10.  In his sentencing remarks the judge said that he was satisfied that that
test was made out.  The factors which led him to that conclusion were first the
previous non-compliance with medication and secondly the delusions that were not
just confined to the unfortunate victim of the index offence, but also in
relation to his own mother.  He summarised the answer that we have set out
above, that the carers did not yet feel that they had a full understanding of
the appellant and whether he harbours other delusions about other people and
other members of the family.  The judge was troubled by the fact that at that
time there was still no suitable regime of medication, that he had had a
chequered history with Risperidone and the stronger medication that he was
currently taking was not working.  Those were the risks he perceived.

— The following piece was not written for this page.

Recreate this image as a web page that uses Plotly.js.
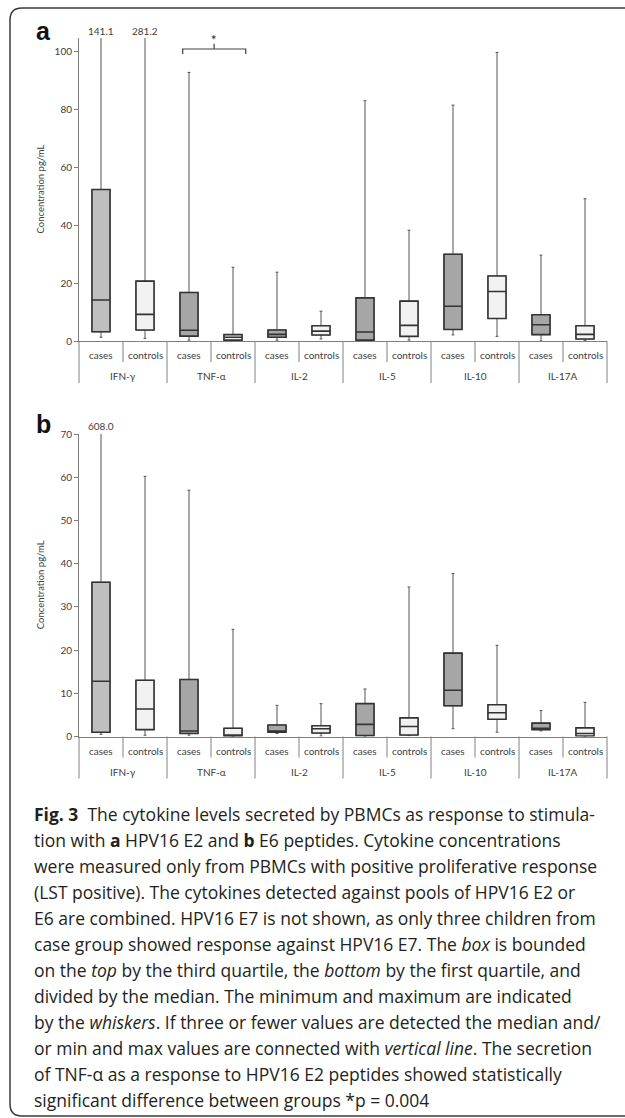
<!DOCTYPE html>
<html>
<head>
<meta charset="utf-8">
<script src="https://cdn.plot.ly/plotly-3.0.1.min.js"></script>
<style>html,body{margin:0;padding:0;background:#fff;}#chart{width:625px;height:1118px;}</style>
</head>
<body>
<div id="chart"></div>
<script>
// ---------- data ----------
const groups = ['IFN-γ', 'TNF-α', 'IL-2', 'IL-5', 'IL-10', 'IL-17A'];
const subgroups = ['cases', 'controls'];

// Panel a: HPV16 E2 (order: cases, controls for each cytokine)
const aMin = [1.3, 0.9, 0.3, 0.0, 0.3, 0.7, 0.0, 0.3, 2.1, 1.6, 0.0, 0.2];
const aQ1  = [3.2, 3.8, 1.7, 0.3, 1.3, 2.1, 0.3, 1.6, 4.0, 7.8, 2.2, 0.7];
const aMed = [14.2, 9.2, 3.7, 1.3, 2.3, 3.4, 3.1, 5.4, 12.0, 17.1, 5.6, 2.3];
const aQ3  = [52.4, 20.7, 16.8, 2.2, 3.8, 5.3, 14.9, 13.8, 30.0, 22.5, 9.1, 5.3];
const aMax = [141.1, 281.2, 92.9, 25.5, 23.8, 10.3, 83.1, 38.3, 81.6, 99.8, 29.7, 49.2];

// Panel b: HPV16 E6
const bMin = [0.5, 0.3, 0.3, 0.0, 0.7, 0.1, 0.0, 0.2, 1.8, 1.0, 1.3, 0.0];
const bQ1  = [1.0, 1.6, 0.7, 0.1, 1.0, 0.8, 0.2, 0.35, 7.1, 4.0, 1.6, 0.1];
const bMed = [12.8, 6.35, 1.27, 0.35, 1.27, 1.8, 2.8, 2.3, 10.7, 5.5, 1.9, 0.7];
const bQ3  = [35.7, 13.0, 13.2, 1.9, 2.65, 2.5, 7.6, 4.3, 19.3, 7.35, 3.1, 2.0];
const bMax = [608.0, 60.2, 57.0, 24.8, 7.2, 7.6, 11.0, 34.6, 37.7, 21.1, 6.0, 7.9];

const aYMax = 104.8, aDtick = 20;
const bYMax = 70, bDtick = 10;

const caption = [
  '<b>Fig. 3</b>\u00a0\u00a0The cytokine levels secreted by PBMCs as response to stimula-',
  'tion with <b>a</b> HPV16 E2 and <b>b</b> E6 peptides. Cytokine concentrations',
  'were measured only from PBMCs with positive proliferative response',
  '(LST positive). The cytokines detected against pools of HPV16 E2 or',
  'E6 are combined. HPV16 E7 is not shown, as only three children from',
  'case group showed response against HPV16 E7. The <i>box</i> is bounded',
  'on the <i>top</i> by the third quartile, the <i>bottom</i> by the first quartile, and',
  'divided by the median. The minimum and maximum are indicated',
  'by the <i>whiskers</i>. If three or fewer values are detected the median and/',
  'or min and max values are connected with <i>vertical line</i>. The secretion',
  'of TNF-α as a response to HPV16 E2 peptides showed statistically',
  'significant difference between groups *p\u00a0=\u00a00.004'
];

// ---------- layout geometry ----------
const W = 625, H = 1118;
const px = x => x / W;
const py = y => 1 - y / H;
const L = 79, R = 607;
const slot = (R - L) / 12;
const panels = [
  {key: 'a', top: 38, bot: 341, xa: 'x', ya: 'y', min: aMin, q1: aQ1, med: aMed, q3: aQ3, max: aMax, ymax: aYMax, dtick: aDtick, overY: 31, letterY: 31},
  {key: 'b', top: 434, bot: 736.5, xa: 'x2', ya: 'y2', min: bMin, q1: bQ1, med: bMed, q3: bQ3, max: bMax, ymax: bYMax, dtick: bDtick, overY: 426, letterY: 424}
];

const FONT = 'Lato, "Open Sans", sans-serif';
const lineCol = '#808080';
const colIFN = '#bfbfbf', colCase = '#a6a6a6', colCtrl = '#f2f2f2';

const traces = [];
const annotations = [];
const shapes = [];

panels.forEach(p => {
  const idx = p.min.map((_, i) => i);
  const sets = [
    {ids: idx.filter(i => i === 0), color: colIFN},
    {ids: idx.filter(i => i % 2 === 0 && i !== 0), color: colCase},
    {ids: idx.filter(i => i % 2 === 1), color: colCtrl}
  ];
  sets.forEach(s => {
    const pick = arr => s.ids.map(i => arr[i]);
    // whiskers
    traces.push({
      type: 'box', xaxis: p.xa, yaxis: p.ya, x: s.ids,
      q1: pick(p.q1), median: pick(p.med), q3: pick(p.q3),
      lowerfence: pick(p.min), upperfence: pick(p.max),
      width: 0.41, whiskerwidth: 0.16, boxpoints: false,
      fillcolor: s.color, line: {color: '#555555', width: 1},
      hoverinfo: 'skip', showlegend: false
    });
    // boxes with heavier outline
    traces.push({
      type: 'box', xaxis: p.xa, yaxis: p.ya, x: s.ids,
      q1: pick(p.q1), median: pick(p.med), q3: pick(p.q3),
      lowerfence: pick(p.q1), upperfence: pick(p.q3),
      width: 0.41, whiskerwidth: 0, boxpoints: false,
      fillcolor: s.color, line: {color: '#333333', width: 1.6},
      hoverinfo: 'skip', showlegend: false
    });
  });

  // sub labels and dividers
  idx.forEach(i => {
    annotations.push({xref: p.xa, yref: 'paper', x: i, y: py(p.bot + 14), text: subgroups[i % 2],
      showarrow: false, xanchor: 'center', yanchor: 'middle', font: {family: FONT, size: 10, color: '#404040'}});
  });
  groups.forEach((g, gi) => {
    annotations.push({xref: p.xa, yref: 'paper', x: gi * 2 + 0.5, y: py(p.bot + 35), text: g,
      showarrow: false, xanchor: 'center', yanchor: 'middle', font: {family: FONT, size: 10, color: '#404040'}});
  });
  for (let k = 0; k <= 12; k++) {
    const xx = px(L + slot * k);
    const long = (k % 2 === 0);
    shapes.push({type: 'line', xref: 'paper', yref: 'paper', x0: xx, x1: xx,
      y0: py(p.bot), y1: py(p.bot + (long ? 42 : 21)), line: {color: lineCol, width: 1}});
  }
  // over-range values
  p.max.forEach((v, i) => {
    if (v > p.ymax) {
      annotations.push({xref: p.xa, yref: 'paper', x: i, y: py(p.overY), text: v.toFixed(1),
        showarrow: false, xanchor: 'center', yanchor: 'middle', font: {family: FONT, size: 10, color: '#404040'}});
    }
  });
  // panel letter
  annotations.push({xref: 'paper', yref: 'paper', x: px(43), y: py(p.letterY), text: '<b>' + p.key + '</b>',
    showarrow: false, xanchor: 'center', yanchor: 'middle', font: {family: '"Liberation Sans", Arial, sans-serif', size: 25, color: '#111'}});
  // y-axis title
  annotations.push({xref: 'paper', yref: 'paper', x: px(40), y: py((p.top + p.bot) / 2), text: 'Concentration pg/mL',
    textangle: -90, showarrow: false, xanchor: 'center', yanchor: 'middle', font: {family: FONT, size: 9.5, color: '#404040'}});
});

// significance bracket (panel a, TNF-α)
shapes.push({type: 'path', xref: 'x', yref: 'y', path: 'M 1.857,99.3 L 1.857,101.0 L 3.289,101.0 L 3.289,99.3',
  line: {color: '#404040', width: 1.2}});
shapes.push({type: 'line', xref: 'x', yref: 'y', x0: 2.57, x1: 2.57, y0: 101.0, y1: 102.8, line: {color: '#404040', width: 1.2}});
annotations.push({xref: 'x', yref: 'paper', x: 2.57, y: py(40), text: '*', showarrow: false,
  xanchor: 'center', yanchor: 'middle', font: {family: FONT, size: 13, color: '#222'}});

// caption
caption.forEach((t, i) => {
  annotations.push({xref: 'paper', yref: 'paper', x: px(32), y: py(814 + 26 * i), text: t, showarrow: false,
    xanchor: 'left', yanchor: 'middle', align: 'left', font: {family: '"Open Sans", sans-serif', size: 17.5, color: '#231f20'}});
});

// frame
const r = 12;
shapes.push({type: 'path', xref: 'paper', yref: 'paper', layer: 'above',
  path: `M ${px(630)},${py(8)} L ${px(10 + r)},${py(8)} Q ${px(10)},${py(8)} ${px(10)},${py(8 + r)} L ${px(10)},${py(1116 - r)} Q ${px(10)},${py(1116)} ${px(10 + r)},${py(1116)} L ${px(630)},${py(1116)}`,
  line: {color: '#3a3a3a', width: 1.5}});

const xaxisBase = {range: [-0.5, 11.5], showticklabels: false, ticks: '', showgrid: false, zeroline: false,
  showline: true, linecolor: lineCol, linewidth: 1, domain: [px(L), px(R)], fixedrange: true};
const yaxisBase = {showgrid: false, zeroline: false, showline: true, linecolor: lineCol, linewidth: 1,
  ticks: 'outside', ticklen: 4, tickcolor: lineCol, tick0: 0, tickfont: {family: FONT, size: 10, color: '#404040'}, fixedrange: true};

const layout = {
  width: W, height: H,
  margin: {l: 0, r: 0, t: 0, b: 0},
  paper_bgcolor: '#ffffff', plot_bgcolor: 'rgba(0,0,0,0)',
  showlegend: false,
  boxmode: 'overlay',
  xaxis: Object.assign({}, xaxisBase, {anchor: 'y'}),
  xaxis2: Object.assign({}, xaxisBase, {anchor: 'y2'}),
  yaxis: Object.assign({}, yaxisBase, {anchor: 'x', range: [0, aYMax], dtick: aDtick,
    domain: [py(panels[0].bot), py(panels[0].top)]}),
  yaxis2: Object.assign({}, yaxisBase, {anchor: 'x2', range: [0, bYMax], dtick: bDtick,
    domain: [py(panels[1].bot), py(panels[1].top)]}),
  annotations: annotations,
  shapes: shapes
};

Plotly.newPlot('chart', traces, layout, {displayModeBar: false, staticPlot: true});
</script>
</body>
</html>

11.  There is an application by Mr Gledhill under section 23 of the Criminal
Appeal Act 1968 that we should consider a further updated report from Dr
McAnallen dated 3 October 2011 as to how the appellant has progressed since the
date of sentence.  We have read it de bene esse.  It indicates that he has made
very good progress and it paints an encouraging picture.  His drug regime has
now stabilised.  He was engaging well with treatment and co-operating with plans
for his future which have included escorted community leave and may extend in
future to unescorted community leave.  His active symptoms are said to be in
remission, although in the doctor's view there is still a remaining risk of
relapse.  He will need continued long-term treatment with medication, regular
reviews, and avoidance of stressors, alcohol and drugs.


12.  While in exceptional cases this court will consider good progress by an
appellant after the sentence date, we consider that in this case our task is to
decide whether, on the material before him on the date of sentence, the judge's
sentence was wrong in principle or manifestly excessive.  Where that sentence,
as here, includes a specific mechanism for his release from the restriction
order and the full rigour therefore of the hospital order, through the channel
of the Mental Health Review Tribunal, it is in our judgment inappropriate for
this court to take over the function of that body.  If, post-sentence, progress
warrants a relaxation or discharge, that is the right specialist body to
consider it.  As for the judge's judgment as at the date of sentence, we do not
consider that there was anything speculative about the material upon which it
was based.  We do not consider that he was obliged to delve into the background
as far as Mr Gledhill has asked us to do this morning.  We consider that the
judge had to look at what was before him, his knowledge of the appellant's
behaviour at the time of the attack and after it, and the account of the
progress of his illness, particularly that given by Dr McAnallen and his
evidence of the appellant's future risk.  Mr Gledhill is correct that the final
question is a legal question, not a medical one, but it would have been a bold
judge who would have gone against the unanimous opinion of the two doctors on
the particular facts of this case.  It is impossible to say that the judge
misapplied the test under the statute or reached a conclusion that was in any
way wrong or excessive.


13.  Accordingly, this appeal must be dismissed.